EDMONTON -- The Mustard Seed held their fourth annual Family Gift Centre on Wednesday.

The event allows parents and guardians facing poverty to pick out gifts for their children for $2 per toy.

The toys up for sale have been donated by community members.

"It’s anyone who really can’t afford Christmas,” said Dean Kurpjeweit of the Mustard Seed. “Maybe they have grandkids they want to buy for, maybe they have children they don’t have custody of and want to buy something for them."

"When you’re low income, and you have as many grandkids as I do, it’s a huge bonus," Catherine told CTV News Edmonton as she was shopping.

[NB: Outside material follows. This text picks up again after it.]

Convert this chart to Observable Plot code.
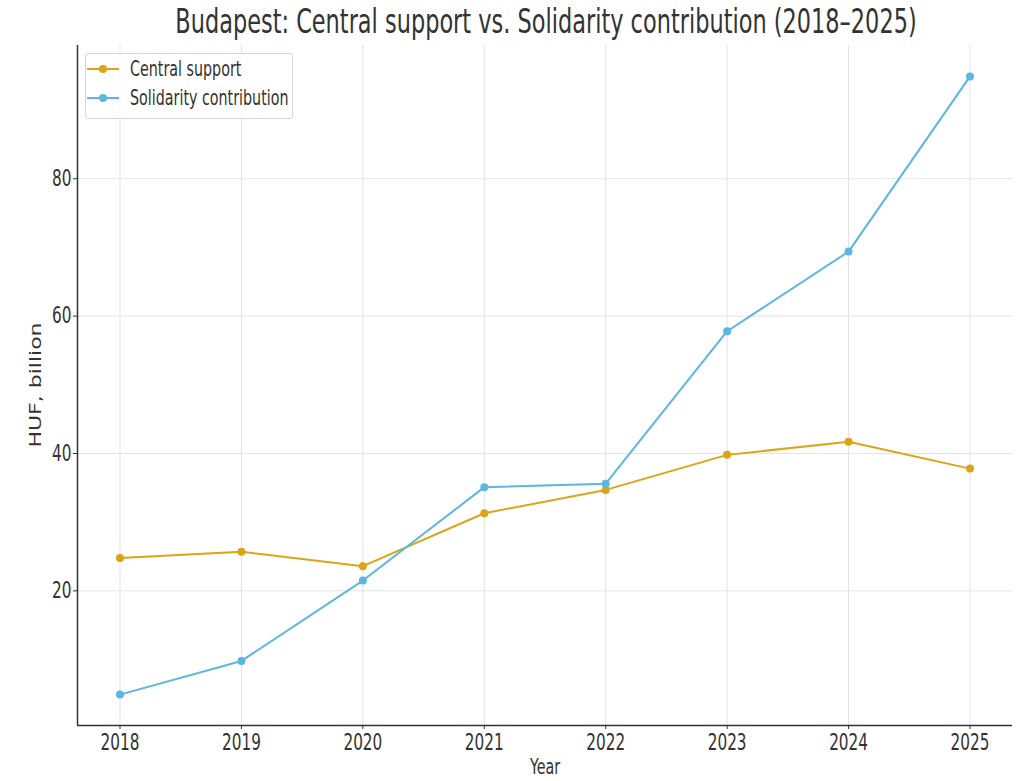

She has five grandchildren, and she said she would be "hooped" without the event.

"Everybody deserves a present at Christmas, right?"

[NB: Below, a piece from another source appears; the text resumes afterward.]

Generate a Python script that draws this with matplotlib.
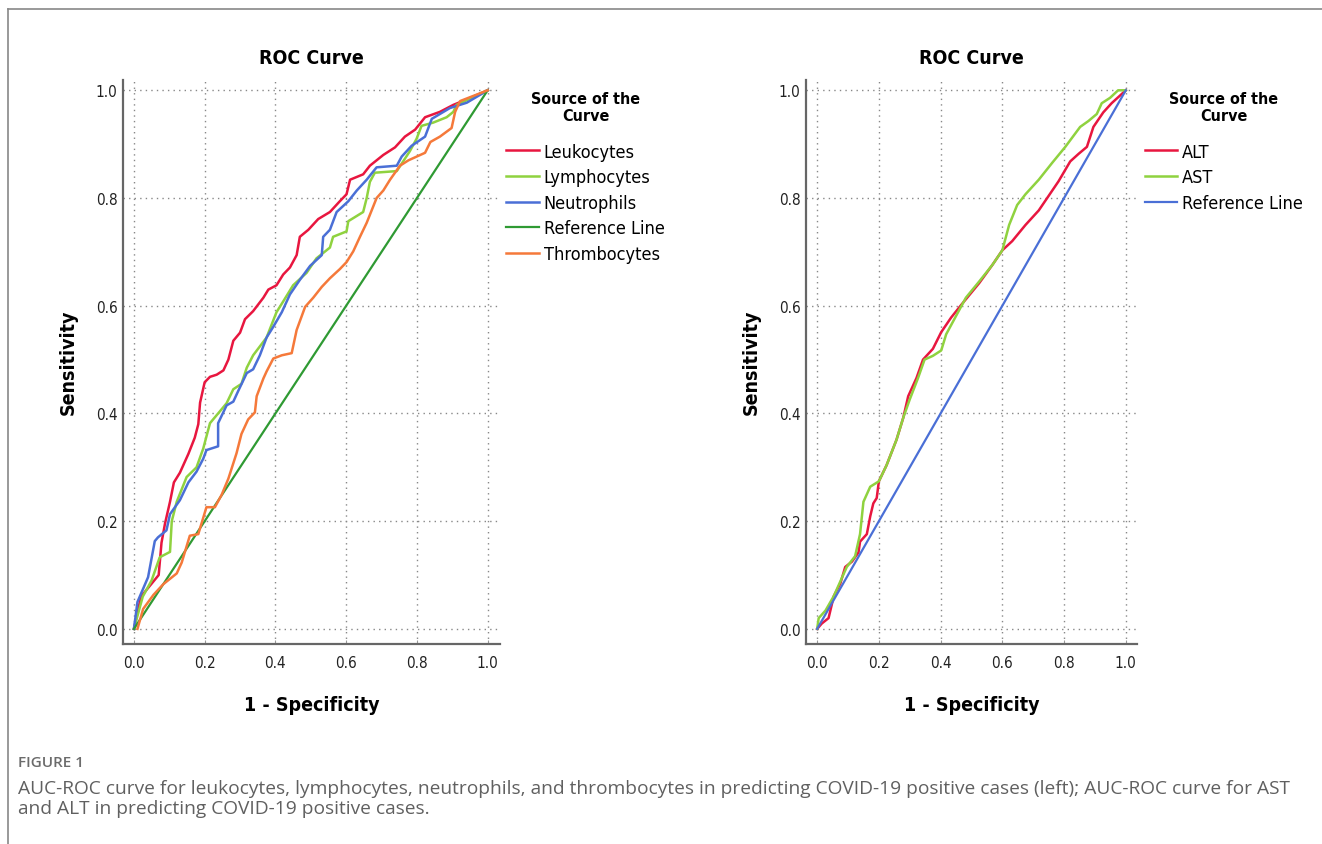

Kurpjeweit says the gift centre gives customers a sense of dignity.

"The reason we sell them for $2 and don’t give them away for free is that we want those individuals to have the chance to choose something, to pick it out, and to have the integrity to say to those kids 'I got this for you, I picked this for you, I bought this for you.'"

Any money raised goes to buying more toys for the event.

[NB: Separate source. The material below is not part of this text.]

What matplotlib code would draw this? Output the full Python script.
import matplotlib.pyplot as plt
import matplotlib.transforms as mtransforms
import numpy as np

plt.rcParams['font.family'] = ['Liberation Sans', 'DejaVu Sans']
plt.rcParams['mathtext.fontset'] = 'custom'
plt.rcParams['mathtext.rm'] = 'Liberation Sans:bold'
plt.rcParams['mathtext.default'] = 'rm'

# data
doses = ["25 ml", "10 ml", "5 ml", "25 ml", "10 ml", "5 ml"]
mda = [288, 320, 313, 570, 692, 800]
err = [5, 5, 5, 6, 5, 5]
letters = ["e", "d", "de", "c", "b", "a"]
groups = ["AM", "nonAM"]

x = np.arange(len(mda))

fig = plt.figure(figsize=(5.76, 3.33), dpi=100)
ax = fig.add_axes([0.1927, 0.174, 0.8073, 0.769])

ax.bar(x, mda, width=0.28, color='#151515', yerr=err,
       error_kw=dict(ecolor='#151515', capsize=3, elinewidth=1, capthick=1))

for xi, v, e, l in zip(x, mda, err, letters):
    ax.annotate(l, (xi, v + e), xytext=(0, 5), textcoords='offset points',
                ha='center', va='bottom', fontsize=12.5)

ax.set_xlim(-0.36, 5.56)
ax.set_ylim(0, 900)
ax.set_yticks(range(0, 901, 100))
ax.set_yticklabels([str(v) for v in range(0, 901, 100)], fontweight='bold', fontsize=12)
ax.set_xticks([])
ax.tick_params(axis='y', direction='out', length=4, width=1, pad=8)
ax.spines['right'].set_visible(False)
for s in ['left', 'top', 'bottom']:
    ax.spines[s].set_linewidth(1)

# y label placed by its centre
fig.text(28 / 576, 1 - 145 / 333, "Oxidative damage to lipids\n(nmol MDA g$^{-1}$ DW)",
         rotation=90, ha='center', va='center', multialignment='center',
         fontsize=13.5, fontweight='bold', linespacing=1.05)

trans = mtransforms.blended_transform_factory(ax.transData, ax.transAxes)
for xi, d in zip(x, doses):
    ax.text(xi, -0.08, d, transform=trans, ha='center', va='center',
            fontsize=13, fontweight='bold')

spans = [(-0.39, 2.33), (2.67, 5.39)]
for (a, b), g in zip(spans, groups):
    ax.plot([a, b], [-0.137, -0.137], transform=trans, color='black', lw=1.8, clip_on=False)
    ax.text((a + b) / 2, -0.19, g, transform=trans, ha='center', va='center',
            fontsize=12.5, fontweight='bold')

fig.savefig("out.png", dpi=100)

"It just goes right back into what we’re doing."

But even those who can’t afford $2 aren’t turned away. Kurpjeweit says they had a customer who couldn’t afford to spend anything, so she shopped for free.

"The next year she came back and she handed us enough money not only for her toys, but for another family," he said.

"That’s how we know we’re doing the right thing."

Last year the gift centre helped 456 families get gifts for 1,600 kids. This year they’ve moved to a bigger space, the new Mustard Seed thrift shop space, which will open as a thrift store next year.

The event also runs 12 – 8 p.m. on Thursday.

Anyone who wants to drop off new toys for children 0-18 can do so at 10568 114 Street between 9 a.m. and 5 p.m. by Thursday.